There’s two kinds of success: success for yourself . . . and success in the market place. Success in the studio has its own rules. You put forward . . . a feeling of what you want to accomplish, . . . you work through your questions and whatever tasks you set for yourself. Then, you step back and have that interior conversation if you’ve reached that goal. . . . In one sense, I don’t feel totally satisfied, . . . but I’ve developed a technique of painting that I feel has real resonance . . . and I have a series of never ending questions of what it is to be human. I feel successful that I’m making those inquiries.
Then there’s success in the art world, . . . which is kind of a weird place. . . . I’ve had success in the Twin Cities . . . with shows in galleries and museums. . . . For whatever reason, it’s hard to move outside of the Twin Cities area, unless you physically move to those areas like New York or Berlin. . . . For me, it’s important to recognize the difference between the two kinds of success and take them for what they are. . . . For me, satisfaction in the studio has become the primary source of satisfaction.

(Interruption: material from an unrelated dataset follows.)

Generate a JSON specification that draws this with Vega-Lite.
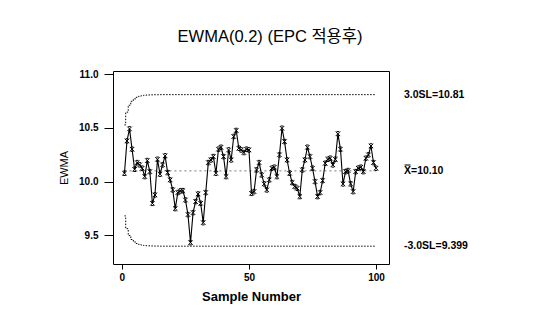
{
  "$schema": "https://vega.github.io/schema/vega-lite/v6.json",
  "autosize": {"type": "none"},
  "width": 276,
  "height": 193,
  "padding": {"left": 113, "top": 71, "right": 145, "bottom": 61},
  "background": "white",
  "config": {
    "view": {"stroke": "black", "strokeWidth": 1},
    "font": "Liberation Sans, Noto Sans CJK KR",
    "axis": {"domain": false, "grid": false, "tickColor": "black", "labelColor": "black", "titleColor": "black", "labelFont": "Liberation Sans", "titleFont": "Liberation Sans"}
  },
  "title": {"text": "EWMA(0.2) (EPC 적용후)", "font": "Liberation Sans, Noto Sans CJK KR", "fontSize": 16.5, "fontWeight": "normal", "anchor": "middle", "dx": 19, "offset": 11, "baseline": "alphabetic", "color": "black"},
  "datasets": {
    "ewma": [
      {"sample":1,"value":10.078},{"sample":2,"value":10.379},{"sample":3,"value":10.491},{"sample":4,"value":10.302},{"sample":5,"value":10.115},
      {"sample":6,"value":10.177},{"sample":7,"value":10.156},{"sample":8,"value":10.125},{"sample":9,"value":10.047},{"sample":10,"value":10.196},
      {"sample":11,"value":10.093},{"sample":12,"value":9.798},{"sample":13,"value":9.876},{"sample":14,"value":10.208},{"sample":15,"value":10.069},
      {"sample":16,"value":10.156},{"sample":17,"value":10.240},{"sample":18,"value":10.084},{"sample":19,"value":10.016},{"sample":20,"value":9.923},
      {"sample":21,"value":9.749},{"sample":22,"value":9.898},{"sample":23,"value":9.913},{"sample":24,"value":9.916},{"sample":25,"value":9.829},
      {"sample":26,"value":9.693},{"sample":27,"value":9.432},{"sample":28,"value":9.711},{"sample":29,"value":9.814},{"sample":30,"value":9.885},
      {"sample":31,"value":9.798},{"sample":32,"value":9.618},{"sample":33,"value":9.898},{"sample":34,"value":10.177},{"sample":35,"value":10.202},
      {"sample":36,"value":10.233},{"sample":37,"value":10.078},{"sample":38,"value":10.302},{"sample":39,"value":10.320},{"sample":40,"value":10.233},
      {"sample":41,"value":10.047},{"sample":42,"value":10.295},{"sample":43,"value":10.202},{"sample":44,"value":10.420},{"sample":45,"value":10.476},
      {"sample":46,"value":10.311},{"sample":47,"value":10.295},{"sample":48,"value":10.271},{"sample":49,"value":10.302},{"sample":50,"value":10.295},
      {"sample":51,"value":9.891},{"sample":52,"value":9.907},{"sample":53,"value":10.109},{"sample":54,"value":10.177},{"sample":55,"value":10.062},
      {"sample":56,"value":9.979},{"sample":57,"value":9.923},{"sample":58,"value":10.016},{"sample":59,"value":10.125},{"sample":60,"value":10.134},
      {"sample":61,"value":10.047},{"sample":62,"value":10.249},{"sample":63,"value":10.497},{"sample":64,"value":10.373},{"sample":65,"value":10.202},
      {"sample":66,"value":10.078},{"sample":67,"value":9.991},{"sample":68,"value":9.954},{"sample":69,"value":9.938},{"sample":70,"value":9.861},
      {"sample":71,"value":10.109},{"sample":72,"value":10.202},{"sample":73,"value":10.320},{"sample":74,"value":10.233},{"sample":75,"value":10.125},
      {"sample":76,"value":10.000},{"sample":77,"value":9.861},{"sample":78,"value":9.898},{"sample":79,"value":10.010},{"sample":80,"value":10.171},
      {"sample":81,"value":10.208},{"sample":82,"value":10.218},{"sample":83,"value":10.156},{"sample":84,"value":10.208},{"sample":85,"value":10.445},
      {"sample":86,"value":10.302},{"sample":87,"value":9.979},{"sample":88,"value":10.093},{"sample":89,"value":10.103},{"sample":90,"value":9.979},
      {"sample":91,"value":9.907},{"sample":92,"value":10.093},{"sample":93,"value":10.125},{"sample":94,"value":10.134},{"sample":95,"value":10.093},
      {"sample":96,"value":10.218},{"sample":97,"value":10.249},{"sample":98,"value":10.332},{"sample":99,"value":10.177},{"sample":100,"value":10.125}
    ],
    "limits": [
      {"sample":1,"limit":"UCL","value":10.528},{"sample":2,"limit":"UCL","value":10.647},{"sample":3,"limit":"UCL","value":10.711},{"sample":4,"limit":"UCL","value":10.748},
      {"sample":5,"limit":"UCL","value":10.771},{"sample":6,"limit":"UCL","value":10.785},{"sample":7,"limit":"UCL","value":10.794},{"sample":8,"limit":"UCL","value":10.800},
      {"sample":9,"limit":"UCL","value":10.804},{"sample":10,"limit":"UCL","value":10.806},{"sample":11,"limit":"UCL","value":10.807},{"sample":12,"limit":"UCL","value":10.808},
      {"sample":13,"limit":"UCL","value":10.809},{"sample":14,"limit":"UCL","value":10.809},{"sample":15,"limit":"UCL","value":10.810},{"sample":100,"limit":"UCL","value":10.810},
      {"sample":1,"limit":"LCL","value":9.681},{"sample":2,"limit":"LCL","value":9.562},{"sample":3,"limit":"LCL","value":9.498},{"sample":4,"limit":"LCL","value":9.461},
      {"sample":5,"limit":"LCL","value":9.438},{"sample":6,"limit":"LCL","value":9.424},{"sample":7,"limit":"LCL","value":9.415},{"sample":8,"limit":"LCL","value":9.409},
      {"sample":9,"limit":"LCL","value":9.405},{"sample":10,"limit":"LCL","value":9.403},{"sample":11,"limit":"LCL","value":9.402},{"sample":12,"limit":"LCL","value":9.401},
      {"sample":13,"limit":"LCL","value":9.400},{"sample":14,"limit":"LCL","value":9.400},{"sample":15,"limit":"LCL","value":9.399},{"sample":100,"limit":"LCL","value":9.399}
    ],
    "center": [{"sample":1,"value":10.10},{"sample":100,"value":10.10}],
    "labels": [
      {"label":"3.0SL=10.81","value":10.81},
      {"label":"X̿=10.10","value":10.10},
      {"label":"-3.0SL=9.399","value":9.399}
    ]
  },
  "layer": [
    {
      "data": {"name": "limits"},
      "mark": {"type": "line", "interpolate": "step", "color": "black", "strokeWidth": 1, "strokeDash": [1.5, 1.5]},
      "encoding": {
        "x": {"field": "sample", "type": "quantitative", "scale": {"domain": [-3.5, 105.1], "nice": false, "zero": false},
              "axis": {"values": [0, 50, 100], "title": "Sample Number", "tickSize": 5, "labelFontSize": 10, "labelFontWeight": "bold", "labelPadding": 3, "titleFontSize": 13, "titleFontWeight": "bold", "titlePadding": 8}},
        "y": {"field": "value", "type": "quantitative", "scale": {"domain": [9.233, 11.03], "nice": false, "zero": false},
              "axis": {"values": [9.5, 10, 10.5, 11], "format": ".1f", "title": "EWMA", "tickSize": 9, "labelFontSize": 10, "labelFontWeight": "bold", "labelPadding": 6, "titleFontSize": 11, "titleFontWeight": "normal", "titlePadding": 9}},
        "detail": {"field": "limit"}
      }
    },
    {
      "data": {"name": "center"},
      "mark": {"type": "line", "color": "#777777", "strokeWidth": 1, "strokeDash": [2, 3]},
      "encoding": {
        "x": {"field": "sample", "type": "quantitative"},
        "y": {"field": "value", "type": "quantitative"}
      }
    },
    {
      "data": {"name": "ewma"},
      "mark": {"type": "line", "color": "black", "strokeWidth": 1.1},
      "encoding": {
        "x": {"field": "sample", "type": "quantitative"},
        "y": {"field": "value", "type": "quantitative"}
      }
    },
    {
      "data": {"name": "ewma"},
      "mark": {"type": "point", "shape": "M-1,-1L1,1M1,-1L-1,1M-0.6,-1H0.6M-0.6,1H0.6", "filled": false, "stroke": "black", "strokeWidth": 1, "size": 20, "opacity": 1},
      "encoding": {
        "x": {"field": "sample", "type": "quantitative"},
        "y": {"field": "value", "type": "quantitative"}
      }
    },
    {
      "data": {"name": "labels"},
      "mark": {"type": "text", "align": "left", "baseline": "middle", "dx": 15, "font": "Liberation Sans, DejaVu Sans", "fontSize": 10.5, "fontWeight": "bold", "color": "black"},
      "encoding": {
        "x": {"datum": 105.1, "type": "quantitative"},
        "y": {"field": "value", "type": "quantitative"},
        "text": {"field": "label"}
      }
    }
  ]
}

Why did you choose to pursue the life of a professional artist?
I think it chose me. It’s not that I didn’t consider doing other things, but it just seemed that I would do something and a path forward would open up as a result. The path was never . . . full of walls or barriers that were insurmountable. . . . I just don’t have a sense that I chose it. . . . Art is something that I’ve always been interested in, even as a kid. Doing the work and working with images is just so satisfying . . . and I’ve just followed along as best I could.
In your opinion, how is being a woman artist in 2015 different from what it might have been like one, two, three or even four decades ago?
Opportunities lately have been better than opportunities than when I was younger. I was a member of WARM, . . . and we founded a gallery down on 1st Ave. N. and ran it from 1976 to 1991. It was a collective gallery and basically we did that so we could have exhibition opportunities for ourselves, but also to put forward other women and a women’s agenda for the arts. We did collect statistics from the major organizations and it was dismal in terms of the percentages of women who had a chance to show and teach and have an influence. There’s been a struggle, too, to find proper opportunities to show . . . in serious venues; that was a hard nut to crack.
For many years, WARM put out a journal with critical writings on what was going on for women in the arts. . . . There were statistics published in one of the early journals in the 70s and, for example, the fine arts faculty at MCAD had sixteen full time male faculty and only one full time woman. . . . I don’t know what the statistics are now, but I’d say it’s definitely changed quite a bit.
Does personal history work its way into your practice? How might who you are be reflected in your current work?
Well, yes. My position is that the way you connect is through the specific and the specific is always . . . personal. . . . If I tell my story well, then that is the way people connect with the work. . . . I think my experience comes out in the subjects that I choose . . . and thinking about it from my point of view as a contemporary woman. . . . But it also somehow also manifests itself in the mark making, . . . the way I put paint on a surface somehow describes my personal story, somehow puts my perspective in it. I feel like that is an almost mystical thing that happens. . . . Part of the reason we make art is because there is a language there that words can’t touch.
Are there certain ways in which you identify yourself as a feminist artist?
I’m a radical feminist. A lot of my work addresses the issues that have been brought up by Linda Nochlin and Griselda Pollock . . . major thinkers about feminist art theory. . . . Some work is very specifically informed by that. . . . I do reserve the chance, however, to have the work not be imbued with that theory, . . . [so] in some ways it’s a visual delight and about aesthetics. . . . Nevertheless, I’m very interested in the feminist art movement; I believe it’s going to save the world.